Tonight I’m discussing Xen Virtualization Technology. This technology is the best I’ve ever worked with when it comes to virtualization of hardware on an x86-based machine.
What is Xen? From the Xen FAQ: “Xen is a virtual machine monitor (VMM) for x86-compatible computers. Xen can securely execute multiple virtual machines, each running its own OS, on a single physical system with close-to-native performance.” Xen can be used to run multiple instances of an operating system on separate “domains,” as they are called, each of which appears to be it’s own physical server to the operating system.
How does it work? Well, the basics are this: A Xen “hypervisor” runs on the native hardware (this is typically a Linux 2.6- or 2.4-based system, although Xen version 2.0 can be installed on NetBSD 3.0 as the host system, as well) which is considered “domain zero” (dom0.) Under dom0, you can create a virtually unlimited number of domains, each of which is a virtual machine. You specify how much RAM to dedicate to this virtual machine, optionally assign a specific processor on which it should run, and optionally assign a specific IP address. You can then install any of: Linux 2.4, Linux 2.6, NetBSD 2.0, NetBSD 3.0, FreeBSD 5.x, or Plan 9 as the guest operating system. Aside from a specific kernel with hooks into the Xen Hypervisor (dom0), this system runs in completely unmodified form, which means that you can run any software that runs on any of these systems.
How well does it work? Very well. There is practically zero overhead with the Xen system, meaning that nearly 100% of your processing power and RAM can be dedicated to the virtual machines that are hosted on the system. This virtualization technique works in precisely the way you would expect it to work….If you have two virtual machines (VMs) dedicated to one processor and both are heavily loaded, each utilizes half of the processor….neither will take over the machine and push other VMs out of the way. This software scales nearly endlessly, too – you can have ten VMs on one machine, and if set up properly, when all ten VMs are loaded to the max, each will behave as though it has a processor that is one tenth the power of the primary system. I haven’t gotten through extensive tests to indicate if each VM can use more than (CPU Power) / (# of VMs) horsepower if other VMs are idle, but so far the tests seem to indicate precisely that.

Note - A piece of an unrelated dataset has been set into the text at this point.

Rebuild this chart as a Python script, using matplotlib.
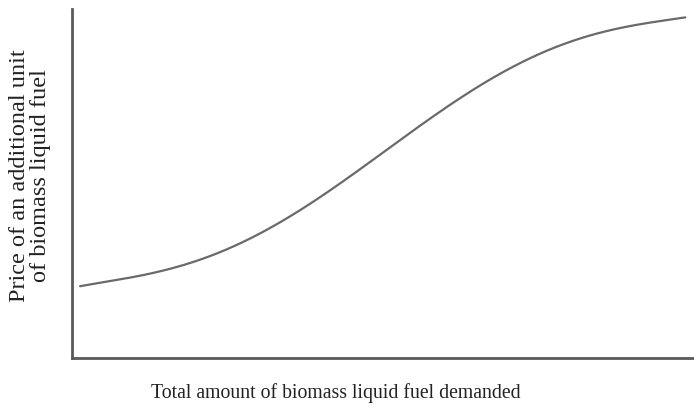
import matplotlib
matplotlib.use("Agg")
import matplotlib.pyplot as plt
import numpy as np

# Curve (arbitrary units, 0-100 on each axis)
quantity = [1.3, 6.1, 12.5, 19.0, 25.4, 30.2, 36.7, 43.1, 49.5, 54.3, 60.8, 67.2, 73.6, 78.5, 84.9, 91.3, 98.6]
price = [20.6, 21.8, 24.4, 27.5, 31.5, 35.2, 42.4, 50.1, 57.6, 65.3, 73.1, 79.7, 84.8, 89.7, 93.4, 96.0, 97.4]

xlabel = "Total amount of biomass liquid fuel demanded"
ylabel = "Price of an additional unit\nof biomass liquid fuel"

plt.rcParams['font.family'] = ['Liberation Serif', 'DejaVu Serif']

fig = plt.figure(figsize=(6.94, 4.15), dpi=100)
ax = fig.add_axes([72/694, (415-358)/415, 1 - 72/694, (358-9)/415])

# smooth the hand-read points with a least-squares polynomial
coef = np.polyfit(quantity, price, 5)
cx = np.linspace(quantity[0], quantity[-1], 300)
cy = np.polyval(coef, cx)
ax.plot(cx, cy, color='#6a6a6a', lw=1.6, solid_capstyle='round')

ax.set_xlim(0, 100)
ax.set_ylim(0, 100)
ax.set_xticks([])
ax.set_yticks([])
for s in ['top', 'right']:
    ax.spines[s].set_visible(False)
for s in ['left', 'bottom']:
    ax.spines[s].set_color('#5a5a5a')
    ax.spines[s].set_linewidth(2.0)

fig.text(336/694, 1 - 393/415, xlabel, ha='center', va='center', fontsize=14.2, color='#222222')
fig.text(30/694, 1 - 176/415, ylabel, ha='center', va='center', rotation=90,
         multialignment='center', fontsize=17.5, color='#222222', linespacing=1.0)

fig.savefig("out.png", dpi=100)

Here is my anecdotal evidence as of today…
Part 1: A co-worker of mine and I installed a basic CentOS 4.2 system on a simple dual-processor box (dual PIII 600 MHz, 1GB RAM) as domain zero, then created two sub-domains (dom1 and dom2). We assigned dom0 to utilize processor 0, then assigned dom1 to processor 0 and dom2 to processor 1. Each subdomain was given 384 MB of RAM. We ran a variety of benchmarks on dom0 without either subdomain running, and it behaved like a 600 MHz PIII, as expected. We then loaded up both subdomains with CentOS 4.2 and ran the same benchmarks on each, both separately and simultaneously. Each came up with results within a percentage point of dom0, indicating that they each behaved as though they were independent 600 MHz machines with 384MB of RAM.
Part 2: We then “shutdown” both dom1 and dom2, set dom 1 to also use processor 1, then proceeded to start them back up and ran the benchmarks again. Simultaneous tests showed that each was running on a 300 MHz machine with 384MB of RAM. Individual tests (where one domain was running fully loaded and the other was idle) indicated roughly 600 MHz machines…
What this seems to indicate to me is that the software works as expected…load up a machine with a few VMs and get the performance you expect out of them. You could give these subdomain VMs to anyone, trusted or not (supposing you took all security considerations into account), and you wouldn’t need to worry about whether any one person would be monopolizing the physical hardware in such a manner that it would prevent another VM from operating correctly.
My thoughts: Although these tests are not exhaustive, nor run more than a few times each, it gives me a good indication of the possibilities available if you need or want to run a few separate machines with modest processing requirements…you can buy one or two dual processor (or quad processor, or dual-core dual-processor (quad-core)) machines, load them up with RAM, and run a good number of virtual machines on them. This technology could be used for separating out web hosts, testing out configurations in a virtual sandbox, separating application hosting from database hosting, and more. This would be perfect for running a VPS (Virtual Private Server) hosting environment. In fact, there is at least one provider that is starting to use Xen technology exclusively for all new VPS hosts – Rimu Hosting.
I haven’t explored all the options nor found all the pitfalls to utilizing Xen Virtualization Technology, but from a first look, I would say that it is pretty hot, and the tech to use if you are thinking of virtualizing any of your Linux or BSD systems. (Not OpenBSD at this time.) And exciting things are on the horizon with Intel and AMD promising hardware virtualization in the near future…this kind of technology would allow Xen software to run unmodified versions of x86-based operating systems, including Windows, OpenBSD, and dare I hint at the possibility…MacOS X for Intel…pending support and authorization from Apple, of course.